Senate lawmakers this week proposed a legislative fix for the 2017 Tax Cuts and Jobs Act’s Section 199A, a provision that grants farmers a larger tax deduction if they sell their agricultural products to cooperatives, leaving independently-owned buyers at a disadvantage. The proposal – retroactive to Jan. 1 – would restore the Section 199 domestic production activities deduction (DPAD) designed to serve as both a domestic production and jobs creation incentive. That provision was repealed as part of the Trump tax reform plan approved in December. NPPC, along with other agricultural organizations, last year urged members of Congress to maintain the Section 199 DPAD, stressing its ability to provide support for rural communities and lower the tax burden for farmers. NPPC has commended lawmakers for their efforts to provide a fix to Section 199A and is urging Congress to pass a legislative solution that provides support for free market competition and ensures a level playing field for all market participants.



The House Energy and Commerce Committee Health Subcommittee met this week to discuss reauthorization of the Animal Drug User Fee Act (ADUFA) and the Animal Generic Drug User Fee Amendments (AGDUFA). Set to expire Sept. 30, both grant the U.S. Food and Drug Administration permission to collect fees from the makers of new animal drugs, including generic animal drugs, which are used to support the agency’s approval and market introduction programs. Senate and House bipartisan draft reauthorization legislation includes a requirement that all requests for new animal drugs be submitted electronically beginning Oct. 1. Dr.
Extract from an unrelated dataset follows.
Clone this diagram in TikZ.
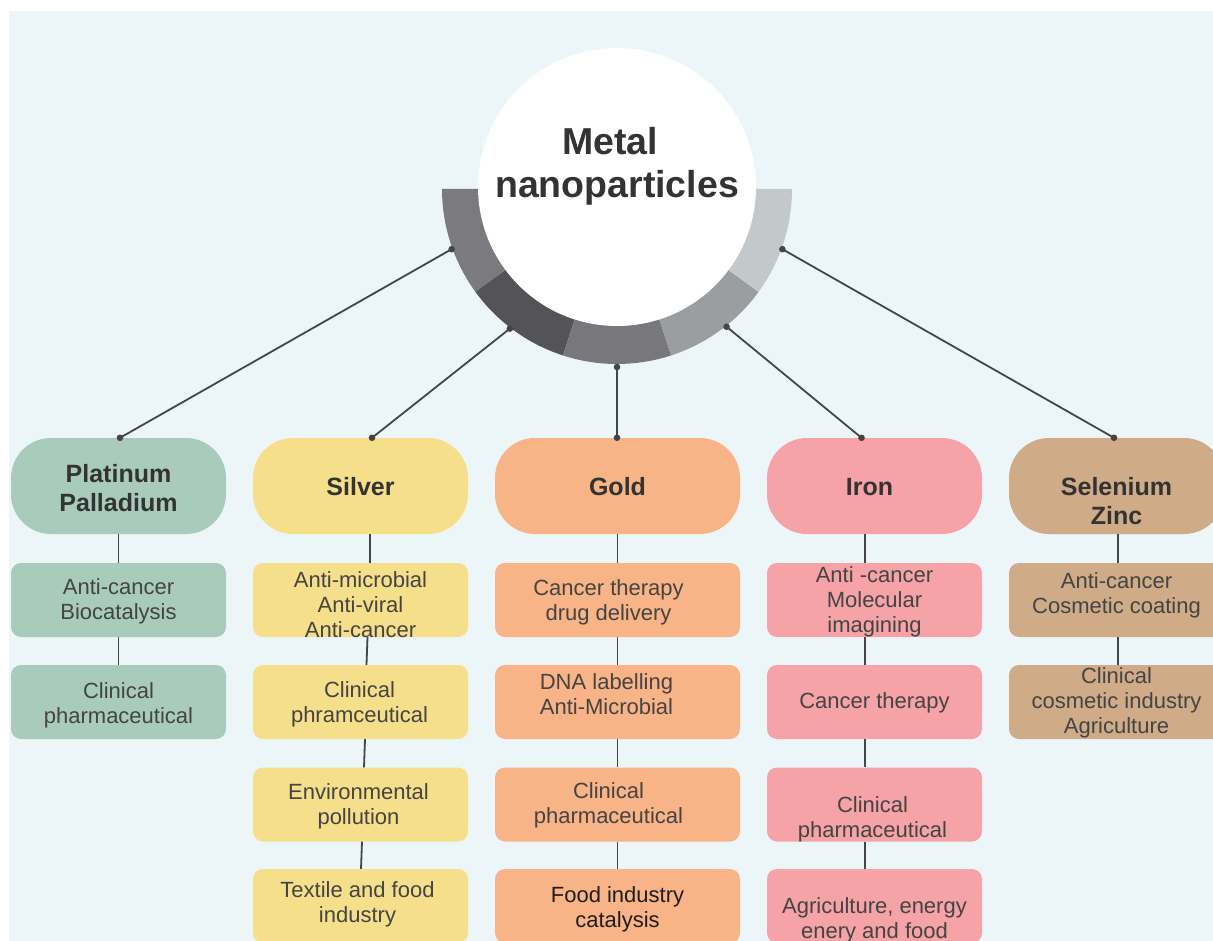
\documentclass[tikz,border=0pt]{standalone}
\usepackage{fontspec}
\setmainfont{Liberation Sans}
\usetikzlibrary{calc}

% colours
\definecolor{bg}{HTML}{ECF6F8}
\definecolor{linegray}{HTML}{454545}
\definecolor{ringA}{HTML}{7B7A7F}
\definecolor{ringB}{HTML}{545358}
\definecolor{ringC}{HTML}{78777C}
\definecolor{ringD}{HTML}{9A9EA1}
\definecolor{ringE}{HTML}{C3C8CB}
\definecolor{ptcol}{HTML}{A8CBBC}
\definecolor{agcol}{HTML}{F6DF8B}
\definecolor{aucol}{HTML}{F8B386}
\definecolor{fecol}{HTML}{F5A3A6}
\definecolor{secol}{HTML}{CFAB88}
\definecolor{headtext}{HTML}{333333}
\definecolor{subtext}{HTML}{444444}
\definecolor{darktext}{HTML}{1E1E1E}

% box text: [column] {x shift} {height of first baseline above centre} {lines}
\newcommand{\bt}[4][c]{\makebox[0pt]{\kern#2\raisebox{#3}[0pt][0pt]{\begin{tabular}[t]{@{}#1@{}}#4\end{tabular}}\kern-#2}}

\tikzset{
  head/.style={rectangle, rounded corners=40pt, minimum height=96pt,
    minimum width=215pt, inner sep=0pt,
    font=\fontsize{25}{29}\selectfont\bfseries, text=headtext},
  sub/.style={rectangle, rounded corners=10pt, minimum height=74pt,
    minimum width=215pt, inner sep=0pt,
    font=\fontsize{22}{25}\selectfont, text=subtext},
  link/.style={draw=linegray, line width=1.8pt},
  knob/.style={fill=linegray},
}

\begin{document}
\begin{tikzpicture}[x=1pt, y=-1pt]
\useasboundingbox (0,0) rectangle (1213,941);
\clip (0,0) rectangle (1213,941);
\fill[white] (0,0) rectangle (1213,941);
\fill[bg] (9,11) rectangle (1213,941);

% segmented half ring under the hub
\coordinate (rc) at (617,189);
\foreach \a/\c in {144/ringA, 108/ringB, 72/ringC, 36/ringD, 0/ringE}
  \fill[\c] ($(rc)+(\a:175)$) arc[start angle=\a, end angle=\a+36, radius=175]
    -- ($(rc)+(\a+36:120)$) arc[start angle=\a+36, end angle=\a, radius=120] -- cycle;

% hub
\node[circle, fill=white, minimum size=278pt, inner sep=0pt,
  font=\fontsize{37.5}{43}\selectfont\bfseries, text=headtext] (hub) at (617,187)
  {\bt{0pt}{32pt}{\hspace*{-14pt}Metal\\nanoparticles}};

% metal headers
\node[head, fill=ptcol] (pt) at (118.5,486) {\bt{0pt}{4pt}{Platinum\\Palladium}};
\node[head, fill=agcol] (ag) at (360.5,486) {\bt{0pt}{-9pt}{Silver}};
\node[head, fill=aucol, minimum width=245pt] (au) at (617.5,486) {\bt{0pt}{-9pt}{Gold}};
\node[head, fill=fecol] (fe) at (874.5,486) {\bt{-5pt}{-9pt}{Iron}};
\node[head, fill=secol] (se) at (1116.5,486) {\bt{0pt}{-9pt}{Selenium\\Zinc}};

% Platinum / Palladium
\node[sub, fill=ptcol] (pt1) at (118.5,600) {\bt{0pt}{6pt}{Anti-cancer\\Biocatalysis}};
\node[sub, fill=ptcol] (pt2) at (118.5,702) {\bt{0pt}{4pt}{Clinical\\pharmaceutical}};

% Silver
\node[sub, fill=agcol] (ag1) at (360.5,600) {\bt{0pt}{13pt}{Anti-microbial\\Anti-viral\\Anti-cancer}};
\node[sub, fill=agcol] (ag2) at (360.5,702) {\bt{-1pt}{5pt}{Clinical\\phramceutical}};
\node[sub, fill=agcol] (ag3) at (360.5,804.5) {\bt{-2pt}{5.5pt}{Environmental\\pollution}};
\node[sub, fill=agcol] (ag4) at (360.5,906) {\bt{-3pt}{9pt}{Textile and food\\industry}};

% Gold
\node[sub, fill=aucol, minimum width=245pt] (au1) at (617.5,600) {\bt{-9pt}{5pt}{Cancer therapy\\drug delivery}};
\node[sub, fill=aucol, minimum width=245pt] (au2) at (617.5,702) {\bt[l]{-11pt}{13pt}{DNA labelling\\Anti-Microbial}};
\node[sub, fill=aucol, minimum width=245pt] (au3) at (617.5,804.5) {\bt{-9pt}{6.5pt}{Clinical\\pharmaceutical}};
\node[sub, fill=aucol, minimum width=245pt, text=darktext] (au4) at (617.5,906) {\bt{0pt}{4pt}{Food industry\\catalysis}};

% Iron
\node[sub, fill=fecol] (fe1) at (874.5,600) {\bt{0pt}{18pt}{Anti -cancer\\Molecular\\imagining}};
\node[sub, fill=fecol] (fe2) at (874.5,702) {\bt{0pt}{-6pt}{Cancer therapy}};
\node[sub, fill=fecol] (fe3) at (874.5,804.5) {\bt{-2pt}{-7.5pt}{Clinical\\pharmaceutical}};
\node[sub, fill=fecol] (fe4) at (874.5,906) {\bt{0pt}{-7pt}{Agriculture, energy\\enery and food}};

% Selenium / Zinc
\node[sub, fill=secol] (se1) at (1116.5,600) {\bt{0pt}{12pt}{Anti-cancer\\Cosmetic coating}};
\node[sub, fill=secol] (se2) at (1116.5,702) {\bt{0pt}{19pt}{Clinical\\cosmetic industry\\Agriculture}};

% anchor points on the ring and on the headers
\coordinate (ptout) at ($(rc)+(160:176)$);
\coordinate (agout) at ($(rc)+(127.5:176)$);
\coordinate (auout) at ($(rc)+(90:178)$);
\coordinate (feout) at ($(rc)+(51.5:176)$);
\coordinate (seout) at ($(rc)+(20:176)$);
\coordinate (ptin) at ([xshift=1.5pt]pt.north);
\coordinate (agin) at ([xshift=11.5pt]ag.north);
\coordinate (auin) at ([xshift=-0.5pt]au.north);
\coordinate (fein) at ([xshift=-13pt]fe.north);
\coordinate (sein) at ([xshift=-2.5pt]se.north);

% spokes from the hub to each metal
\foreach \m in {pt, ag, au, fe, se} {
  \draw[link] (\m out) -- (\m in);
  \fill[knob] (\m out) circle[radius=3.3pt];
  \fill[knob] (\m in) circle[radius=3.3pt];
}

% column links
\draw[link] (pt.south) -- (pt1.north);
\draw[link] (pt1.south) -- (pt2.north);

\draw[link] ([xshift=9.5pt]ag.south) -- ([xshift=9.5pt]ag1.north);
\draw[link] ([xshift=7pt]ag1.south) -- ([xshift=6pt]ag2.north);
\draw[link] ([xshift=4.5pt]ag2.south) -- ([xshift=3.5pt]ag3.north);
\draw[link] ([xshift=1.5pt]ag3.south) -- ([xshift=0.5pt]ag4.north);

\draw[link] (au.south) -- (au1.north);
\draw[link] (au1.south) -- (au2.north);
\draw[link] (au2.south) -- (au3.north);
\draw[link] (au3.south) -- (au4.north);

\draw[link] ([xshift=-9.5pt]fe.south) -- ([xshift=-9.5pt]fe1.north);
\draw[link] ([xshift=-9.5pt]fe1.south) -- ([xshift=-9.5pt]fe2.north);
\draw[link] ([xshift=-9.5pt]fe2.south) -- ([xshift=-9.5pt]fe3.north);
\draw[link] ([xshift=-9.5pt]fe3.south) -- ([xshift=-9.5pt]fe4.north);

\draw[link] ([xshift=1.5pt]se.south) -- ([xshift=1.5pt]se1.north);
\draw[link] ([xshift=1.5pt]se1.south) -- ([xshift=1.5pt]se2.north);
\end{tikzpicture}
\end{document}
Steven Solomon, director of FDA’s Center for Veterinary Medicine, testified before the subcommittee and affirmed the agency’s objective to work with Congress to advance the legislation. NPPC supports the reauthorization of ADUFA and AGDUFA, which are crucial for ensuring that animal health, human health and food safety are protected. Failure to renew the laws by the deadline will result in a major disruption for the livestock production industry.



Canada and the South American trade bloc Mercosur, which includes Argentina, Brazil, Paraguay, Uruguay and Venezuela, this week announced their intent to negotiate a free trade agreement. The negotiations will begin on March 20 in Ottawa, Canada. NPPC is urging the Trump administration to initiate free trade negotiations to expand export opportunities for U.S. pork.



Farmers for Free Trade, a coalition launched late last year dedicated to supporting and expanding export opportunities for America’s farmers and ranchers, released a television ad this week, calling on President Trump to preserve free trade policies that support American farmers. The effort came following the signing by 11 Pacific Rim countries of the Comprehensive and Progressive Trans-Pacific Partnership (CPTPP) – the revised Trans-Pacific Partnership (TPP), without the United States – last week and as concerns mount over potential trade retaliation from planned U.S. tariffs on steel and aluminum imports. NPPC, a member of the coalition’s steering committee, continues to urge the Trump administration to preserve and expand free trade agreements that support export opportunities for U.S. pork.